Equally as boring is the flashbacks to his wife, which serve to make the whole affair even more gloomy and weepy. It's completely unnecessary to show his wife and it slows down the only narrative which actually has some potential: Max's boyhood.

These days were happy days so everything is artificially sunny. Dillon does a good job as the charming boy with a crush and Missy Keating as the family's daughter, is cruel and flirtatious. The film nicely shows Max's budding sexual desires without being coy or tasteless. Another nice touch is how the affairs of Carlo and Connie are seen through the boy's eyes. He can only partially comprehend them; actually with Connie's he can barely comprehend it, so we only get a glimpse.
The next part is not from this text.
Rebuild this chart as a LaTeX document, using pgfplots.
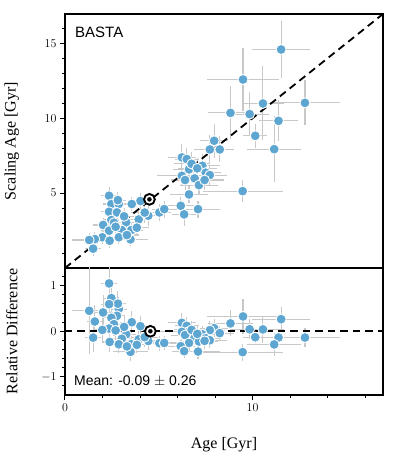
\documentclass[border=0pt]{standalone}
\usepackage{fontspec}
\setmainfont{Liberation Serif}
\newfontfamily\sansf{Liberation Sans}
\usepackage{pgfplots}
\usepackage{pgfplotstable}
\pgfplotsset{compat=1.18}
\definecolor{ptblue}{RGB}{94,166,210}
\definecolor{errgray}{RGB}{200,200,200}

\pgfplotstableread{
x ex y ey r er
11.52 1.41 14.58 1.75 0.266 0.22
9.49 1.78 12.58 1.94 0.326 0.32
10.55 1.00 10.98 2.30 0.041 0.24
12.79 1.72 11.02 1.33 -0.138 0.16
8.82 1.07 10.35 1.60 0.173 0.23
9.84 0.90 10.27 1.30 0.044 0.16
11.38 0.93 9.82 1.20 -0.137 0.13
11.15 1.30 7.93 2.05 -0.289 0.20
10.14 0.50 8.82 0.65 -0.130 0.08
9.47 2.00 5.13 0.55 -0.458 0.13
7.95 0.60 8.49 0.95 0.068 0.14
7.72 0.70 7.91 0.80 0.025 0.14
8.25 0.60 7.91 0.70 -0.041 0.11
6.23 0.60 7.38 0.70 0.185 0.16
6.49 0.50 7.27 0.60 0.120 0.13
7.32 0.80 6.82 0.60 -0.068 0.13
6.61 0.70 6.58 0.50 -0.005 0.13
6.23 1.20 6.15 0.50 -0.013 0.21
6.40 0.60 5.87 0.50 -0.083 0.12
6.91 0.60 5.98 0.50 -0.135 0.10
7.50 0.70 6.36 0.60 -0.152 0.11
7.72 0.80 6.20 0.50 -0.197 0.11
7.14 0.90 5.53 0.40 -0.225 0.11
7.44 0.90 5.87 0.50 -0.211 0.12
6.61 0.90 4.91 0.40 -0.257 0.12
6.17 0.60 4.15 0.40 -0.327 0.09
6.35 0.50 3.58 0.60 -0.436 0.10
7.09 1.06 3.93 0.40 -0.446 0.10
4.02 0.50 4.47 0.40 0.112 0.17
5.03 0.50 3.71 0.40 -0.262 0.11
5.29 0.50 3.93 0.40 -0.257 0.10
4.44 0.60 3.49 0.50 -0.214 0.15
2.35 0.30 4.82 0.40 1.051 0.31
2.47 0.30 4.27 0.40 0.729 0.26
2.87 0.30 4.27 0.40 0.488 0.21
2.82 0.30 4.53 0.40 0.606 0.22
3.56 0.50 4.27 0.30 0.199 0.19
2.35 0.30 3.75 0.40 0.596 0.27
2.77 0.30 3.71 0.40 0.339 0.20
2.47 0.30 3.20 0.40 0.296 0.23
2.61 0.30 3.02 0.40 0.157 0.20
3.93 0.40 3.24 0.40 -0.176 0.13
3.26 0.40 3.04 0.40 -0.067 0.17
2.03 0.40 2.87 0.30 0.414 0.32
2.35 0.30 2.49 0.30 0.060 0.19
3.03 0.40 2.53 0.30 -0.165 0.15
3.53 0.50 2.53 0.30 -0.283 0.13
3.83 0.50 2.69 0.30 -0.298 0.12
1.99 0.30 2.05 0.30 0.030 0.22
1.59 0.30 1.93 0.30 0.214 0.30
1.29 0.80 1.87 0.30 0.450 0.90
2.38 0.30 1.82 0.30 -0.235 0.16
2.87 0.40 2.05 0.30 -0.286 0.14
3.49 0.80 1.91 0.30 -0.453 0.15
1.50 0.30 1.29 0.30 -0.140 0.26
6.75 0.80 6.95 0.60 0.030 0.15
7.05 0.90 6.65 0.50 -0.057 0.14
3.15 0.40 3.45 0.40 0.095 0.19
2.70 0.30 2.75 0.30 0.019 0.16
3.30 0.50 2.20 0.30 -0.333 0.14
4.25 0.60 3.70 0.50 -0.129 0.17
}\data

\pgfplotsset{
  basta/.style={
    scale only axis, width=318pt, xmin=0, xmax=16.95,
    axis line style={line width=1.3pt},
    tick style={black, line width=1pt},
    tick align=outside,
    major tick length=5pt, minor tick length=3pt,
    xtick pos=bottom, ytick pos=left,
    tick label style={font=\fontsize{13}{15}\selectfont},
  },
  errs/.style={only marks, mark=none,
    error bars/.cd, x dir=both, x explicit, y dir=both, y explicit,
    error bar style={errgray, line width=1.1pt, solid},
    error mark options={errgray, mark size=2.5pt, line width=1.1pt, solid}},
  ptsty/.style={only marks, mark=*, mark size=5pt,
    mark options={solid, fill=ptblue, draw=white, line width=0.9pt}},
  dashsty/.style={black, line width=1.8pt, dash pattern=on 7.5pt off 5pt},
}

\begin{document}
\begin{tikzpicture}
\path (-65pt,-189pt) rectangle (331pt,268pt);
\begin{axis}[basta, at={(0,0)}, anchor=south west, height=254pt,
  ymin=0, ymax=16.95,
  xtick=\empty, minor xtick={},
  ytick={5,10,15}, minor ytick={1,2,3,4,6,7,8,9,11,12,13,14,16},
  ylabel={Scaling Age [Gyr]},
  every axis y label/.style={at={(axis description cs:-0.167,0.5)}, rotate=90, anchor=center, font=\fontsize{16}{19}\selectfont},
]
\addplot[errs] table[x=x, y=y, x error=ex, y error=ey]{\data};
\addplot[dashsty] coordinates {(0,0) (17,17)};
\addplot[ptsty] table[x=x, y=y]{\data};
\addplot[only marks, mark=*, mark size=5.4pt, mark options={solid, fill=white, draw=black, line width=1.9pt}] coordinates {(4.50,4.58)};
\addplot[only marks, mark=*, mark size=2pt, mark options={solid, fill=black, draw=black}] coordinates {(4.50,4.58)};
\node[anchor=north west, inner sep=0pt, font=\sansf\fontsize{15}{18}\selectfont] at (rel axis cs:0,1) [xshift=10pt, yshift=-12.5pt] {BASTA};
\end{axis}
\begin{axis}[basta, at={(0,-127pt)}, anchor=south west, height=127pt,
  ymin=-1.4, ymax=1.39,
  xtick={0,10}, minor xtick={2,4,6,8,12,14,16},
  ytick={-1,0,1}, minor ytick={-1.2,-0.8,-0.6,-0.4,-0.2,0.2,0.4,0.6,0.8,1.2},
  ylabel={Relative Difference}, xlabel={Age [Gyr]},
  every axis y label/.style={at={(axis description cs:-0.167,0.5)}, rotate=90, anchor=center, font=\fontsize{16}{19}\selectfont},
  every axis x label/.style={at={(axis description cs:0.5,-0.394)}, anchor=center, font=\fontsize{16}{19}\selectfont},
]
\addplot[errs] table[x=x, y=r, x error=ex, y error=er]{\data};
\addplot[dashsty] coordinates {(0,0) (17,0)};
\addplot[ptsty] table[x=x, y=r]{\data};
\addplot[only marks, mark=*, mark size=5.4pt, mark options={solid, fill=white, draw=black, line width=1.9pt}] coordinates {(4.55,0.0)};
\addplot[only marks, mark=*, mark size=2pt, mark options={solid, fill=black, draw=black}] coordinates {(4.55,0.0)};
\node[anchor=base west, inner sep=0pt, font=\sansf\fontsize{14}{17}\selectfont] at (rel axis cs:0,0) [xshift=9pt, yshift=10pt] {Mean: -0.09 $\pm$ 0.26};
\end{axis}
\end{tikzpicture}
\end{document}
The parents are written as charicaturish bohemians, particularly Carlo, so whilst Rufus Sewell doesn't really add any deeper layers, he is not entirely to blame for his performance.

I don't know why the duller modern story is made to take precedence over the much more interesting (if perhaps well-trodden ground) past. None of the narratives really string together; there's a sense of faux-mystery throughout, with the underlying sense that the constant meandering and 'leisurely' pace won't come together into anything satisfying. The end 'twist' is not really a surprise; the surprise is that it is presented as a surprise. And the conclusion of the childhood narrative comes out of nowhere and has no apparent motivation.

Lack of motivation is present in all of the characters; a fault of John Banville's screenplay. He is adapting his own novel so it's odd that the writing should be so weak. It feels as if he copy-pasted the small percentage of dialogue in his novel and left it at that, without translating the prose into cinematic terms. Relationships aren't fleshed out; nothing is mined beyond the surface. We are told that Max is writing a book on Pierre Bonhard but we never see anything relating to that so the detail feels pointless. Max's daughter wanders in pointlessly to tell her dad to stop being gloomy and alcoholic; not that he's going to listen to that.

This is really a melodramatic weepy masquerading as an art film about grief and memory. If you're searching for the latter, try A Single Man; try Atonement if you're looking for an exploration of sexuality through a child's eyes. Brideshead Revisited (the TV series; avoid the film) is a great story of an individual being lured by an eccentric and luxurious family. Summer Interlude is a charming and poetic study of idyllic childhood shattered by tragedy. These are only a handful of films similar to The Sea and yet superior.